• **The task**:
Copy the data below exactly, omitting any picture it contains.

• **Data excerpt**:
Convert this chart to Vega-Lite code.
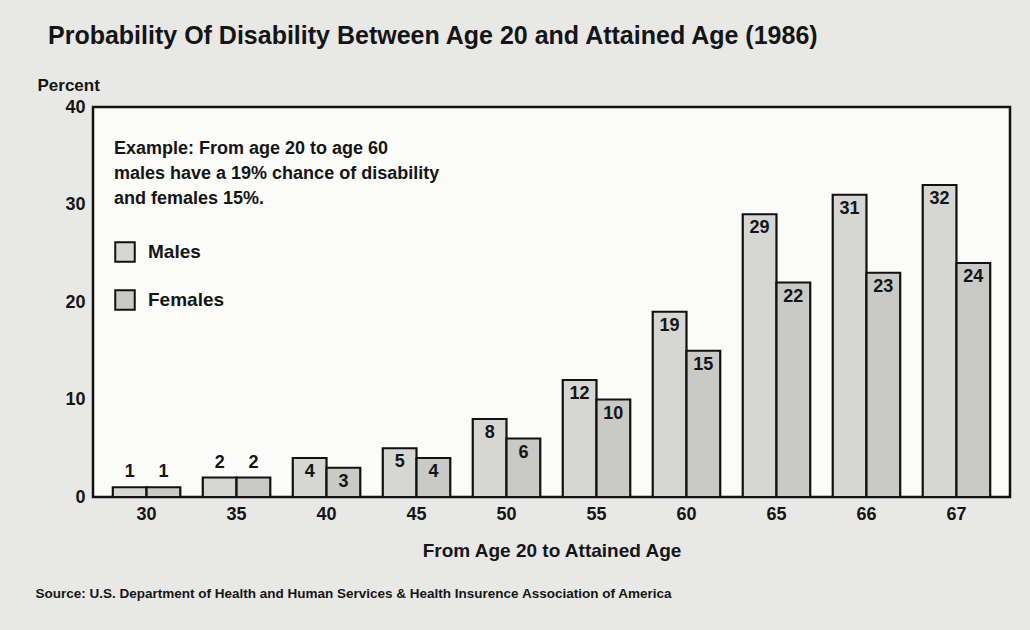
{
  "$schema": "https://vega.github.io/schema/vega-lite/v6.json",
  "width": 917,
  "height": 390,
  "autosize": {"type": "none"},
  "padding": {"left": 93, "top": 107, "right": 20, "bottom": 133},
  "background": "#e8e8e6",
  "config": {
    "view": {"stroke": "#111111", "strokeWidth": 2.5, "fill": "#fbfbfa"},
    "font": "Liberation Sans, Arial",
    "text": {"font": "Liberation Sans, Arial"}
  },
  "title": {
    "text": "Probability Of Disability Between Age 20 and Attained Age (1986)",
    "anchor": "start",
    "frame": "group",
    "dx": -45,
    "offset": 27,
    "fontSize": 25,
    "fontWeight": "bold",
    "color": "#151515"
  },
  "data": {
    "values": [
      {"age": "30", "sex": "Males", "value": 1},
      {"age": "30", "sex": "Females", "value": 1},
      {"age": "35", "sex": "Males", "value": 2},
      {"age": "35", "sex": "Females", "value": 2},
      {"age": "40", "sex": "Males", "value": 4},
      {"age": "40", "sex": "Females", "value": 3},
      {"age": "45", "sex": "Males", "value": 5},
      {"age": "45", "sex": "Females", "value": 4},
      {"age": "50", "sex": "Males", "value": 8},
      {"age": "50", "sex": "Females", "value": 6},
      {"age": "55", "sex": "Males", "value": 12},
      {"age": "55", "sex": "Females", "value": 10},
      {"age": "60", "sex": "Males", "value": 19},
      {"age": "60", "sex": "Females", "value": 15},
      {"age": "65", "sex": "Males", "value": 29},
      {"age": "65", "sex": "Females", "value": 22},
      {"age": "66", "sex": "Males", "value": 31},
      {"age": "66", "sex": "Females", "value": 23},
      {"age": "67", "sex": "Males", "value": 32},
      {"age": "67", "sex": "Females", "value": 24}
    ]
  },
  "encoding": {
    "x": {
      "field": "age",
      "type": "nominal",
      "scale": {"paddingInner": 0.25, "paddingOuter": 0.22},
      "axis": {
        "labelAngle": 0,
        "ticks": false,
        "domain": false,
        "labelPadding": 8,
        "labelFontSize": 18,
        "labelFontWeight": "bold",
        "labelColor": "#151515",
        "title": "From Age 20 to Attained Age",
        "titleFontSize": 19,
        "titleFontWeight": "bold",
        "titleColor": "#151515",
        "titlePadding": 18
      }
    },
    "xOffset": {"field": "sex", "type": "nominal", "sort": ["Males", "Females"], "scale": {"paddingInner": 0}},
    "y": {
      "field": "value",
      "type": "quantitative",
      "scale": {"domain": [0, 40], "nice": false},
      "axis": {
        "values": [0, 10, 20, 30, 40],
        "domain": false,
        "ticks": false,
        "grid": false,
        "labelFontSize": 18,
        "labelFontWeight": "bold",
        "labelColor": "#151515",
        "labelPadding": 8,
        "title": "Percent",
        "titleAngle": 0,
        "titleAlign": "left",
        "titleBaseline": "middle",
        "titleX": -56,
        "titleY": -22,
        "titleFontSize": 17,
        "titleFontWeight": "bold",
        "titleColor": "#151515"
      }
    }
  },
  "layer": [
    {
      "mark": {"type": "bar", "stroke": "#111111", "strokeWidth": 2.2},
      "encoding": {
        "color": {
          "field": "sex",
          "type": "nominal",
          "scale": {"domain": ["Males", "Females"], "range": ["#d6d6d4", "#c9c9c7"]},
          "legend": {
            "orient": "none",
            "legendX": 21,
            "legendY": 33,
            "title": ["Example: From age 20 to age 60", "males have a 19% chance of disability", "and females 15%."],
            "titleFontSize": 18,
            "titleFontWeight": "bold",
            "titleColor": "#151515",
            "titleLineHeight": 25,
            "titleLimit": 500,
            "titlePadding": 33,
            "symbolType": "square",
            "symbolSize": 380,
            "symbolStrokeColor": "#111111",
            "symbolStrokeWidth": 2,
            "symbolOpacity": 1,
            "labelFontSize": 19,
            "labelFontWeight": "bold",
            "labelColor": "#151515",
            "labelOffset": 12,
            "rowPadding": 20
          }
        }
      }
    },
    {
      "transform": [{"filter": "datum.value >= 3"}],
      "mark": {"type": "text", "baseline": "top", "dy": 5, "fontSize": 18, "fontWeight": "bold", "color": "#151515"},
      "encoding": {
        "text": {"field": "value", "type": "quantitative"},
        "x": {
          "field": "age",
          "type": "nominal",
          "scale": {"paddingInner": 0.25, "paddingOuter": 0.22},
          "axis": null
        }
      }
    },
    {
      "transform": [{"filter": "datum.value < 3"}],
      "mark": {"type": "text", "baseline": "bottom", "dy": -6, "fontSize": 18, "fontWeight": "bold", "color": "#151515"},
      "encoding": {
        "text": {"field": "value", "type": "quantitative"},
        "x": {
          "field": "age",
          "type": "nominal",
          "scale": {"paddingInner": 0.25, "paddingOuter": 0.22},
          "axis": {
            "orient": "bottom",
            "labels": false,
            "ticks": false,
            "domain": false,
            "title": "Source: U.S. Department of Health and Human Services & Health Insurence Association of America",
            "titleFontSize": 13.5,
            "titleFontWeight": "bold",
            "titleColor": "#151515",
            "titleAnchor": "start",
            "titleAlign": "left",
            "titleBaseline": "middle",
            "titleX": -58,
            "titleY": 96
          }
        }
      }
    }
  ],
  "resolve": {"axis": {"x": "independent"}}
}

• **Exercise answer**:
Convert this chart to Vega-Lite code.
{
  "$schema": "https://vega.github.io/schema/vega-lite/v6.json",
  "width": 917,
  "height": 390,
  "autosize": {"type": "none"},
  "padding": {"left": 93, "top": 107, "right": 20, "bottom": 133},
  "background": "#e8e8e6",
  "config": {
    "view": {"stroke": "#111111", "strokeWidth": 2.5, "fill": "#fbfbfa"},
    "font": "Liberation Sans, Arial",
    "text": {"font": "Liberation Sans, Arial"}
  },
  "title": {
    "text": "Probability Of Disability Between Age 20 and Attained Age (1986)",
    "anchor": "start",
    "frame": "group",
    "dx": -45,
    "offset": 27,
    "fontSize": 25,
    "fontWeight": "bold",
    "color": "#151515"
  },
  "data": {
    "values": [
      {"age": "30", "sex": "Males", "value": 1},
      {"age": "30", "sex": "Females", "value": 1},
      {"age": "35", "sex": "Males", "value": 2},
      {"age": "35", "sex": "Females", "value": 2},
      {"age": "40", "sex": "Males", "value": 4},
      {"age": "40", "sex": "Females", "value": 3},
      {"age": "45", "sex": "Males", "value": 5},
      {"age": "45", "sex": "Females", "value": 4},
      {"age": "50", "sex": "Males", "value": 8},
      {"age": "50", "sex": "Females", "value": 6},
      {"age": "55", "sex": "Males", "value": 12},
      {"age": "55", "sex": "Females", "value": 10},
      {"age": "60", "sex": "Males", "value": 19},
      {"age": "60", "sex": "Females", "value": 15},
      {"age": "65", "sex": "Males", "value": 29},
      {"age": "65", "sex": "Females", "value": 22},
      {"age": "66", "sex": "Males", "value": 31},
      {"age": "66", "sex": "Females", "value": 23},
      {"age": "67", "sex": "Males", "value": 32},
      {"age": "67", "sex": "Females", "value": 24}
    ]
  },
  "encoding": {
    "x": {
      "field": "age",
      "type": "nominal",
      "scale": {"paddingInner": 0.25, "paddingOuter": 0.22},
      "axis": {
        "labelAngle": 0,
        "ticks": false,
        "domain": false,
        "labelPadding": 8,
        "labelFontSize": 18,
        "labelFontWeight": "bold",
        "labelColor": "#151515",
        "title": "From Age 20 to Attained Age",
        "titleFontSize": 19,
        "titleFontWeight": "bold",
        "titleColor": "#151515",
        "titlePadding": 18
      }
    },
    "xOffset": {"field": "sex", "type": "nominal", "sort": ["Males", "Females"], "scale": {"paddingInner": 0}},
    "y": {
      "field": "value",
      "type": "quantitative",
      "scale": {"domain": [0, 40], "nice": false},
      "axis": {
        "values": [0, 10, 20, 30, 40],
        "domain": false,
        "ticks": false,
        "grid": false,
        "labelFontSize": 18,
        "labelFontWeight": "bold",
        "labelColor": "#151515",
        "labelPadding": 8,
        "title": "Percent",
        "titleAngle": 0,
        "titleAlign": "left",
        "titleBaseline": "middle",
        "titleX": -56,
        "titleY": -22,
        "titleFontSize": 17,
        "titleFontWeight": "bold",
        "titleColor": "#151515"
      }
    }
  },
  "layer": [
    {
      "mark": {"type": "bar", "stroke": "#111111", "strokeWidth": 2.2},
      "encoding": {
        "color": {
          "field": "sex",
          "type": "nominal",
          "scale": {"domain": ["Males", "Females"], "range": ["#d6d6d4", "#c9c9c7"]},
          "legend": {
            "orient": "none",
            "legendX": 21,
            "legendY": 33,
            "title": ["Example: From age 20 to age 60", "males have a 19% chance of disability", "and females 15%."],
            "titleFontSize": 18,
            "titleFontWeight": "bold",
            "titleColor": "#151515",
            "titleLineHeight": 25,
            "titleLimit": 500,
            "titlePadding": 33,
            "symbolType": "square",
            "symbolSize": 380,
            "symbolStrokeColor": "#111111",
            "symbolStrokeWidth": 2,
            "symbolOpacity": 1,
            "labelFontSize": 19,
            "labelFontWeight": "bold",
            "labelColor": "#151515",
            "labelOffset": 12,
            "rowPadding": 20
          }
        }
      }
    },
    {
      "transform": [{"filter": "datum.value >= 3"}],
      "mark": {"type": "text", "baseline": "top", "dy": 5, "fontSize": 18, "fontWeight": "bold", "color": "#151515"},
      "encoding": {
        "text": {"field": "value", "type": "quantitative"},
        "x": {
          "field": "age",
          "type": "nominal",
          "scale": {"paddingInner": 0.25, "paddingOuter": 0.22},
          "axis": null
        }
      }
    },
    {
      "transform": [{"filter": "datum.value < 3"}],
      "mark": {"type": "text", "baseline": "bottom", "dy": -6, "fontSize": 18, "fontWeight": "bold", "color": "#151515"},
      "encoding": {
        "text": {"field": "value", "type": "quantitative"},
        "x": {
          "field": "age",
          "type": "nominal",
          "scale": {"paddingInner": 0.25, "paddingOuter": 0.22},
          "axis": {
            "orient": "bottom",
            "labels": false,
            "ticks": false,
            "domain": false,
            "title": "Source: U.S. Department of Health and Human Services & Health Insurence Association of America",
            "titleFontSize": 13.5,
            "titleFontWeight": "bold",
            "titleColor": "#151515",
            "titleAnchor": "start",
            "titleAlign": "left",
            "titleBaseline": "middle",
            "titleX": -58,
            "titleY": 96
          }
        }
      }
    }
  ],
  "resolve": {"axis": {"x": "independent"}}
}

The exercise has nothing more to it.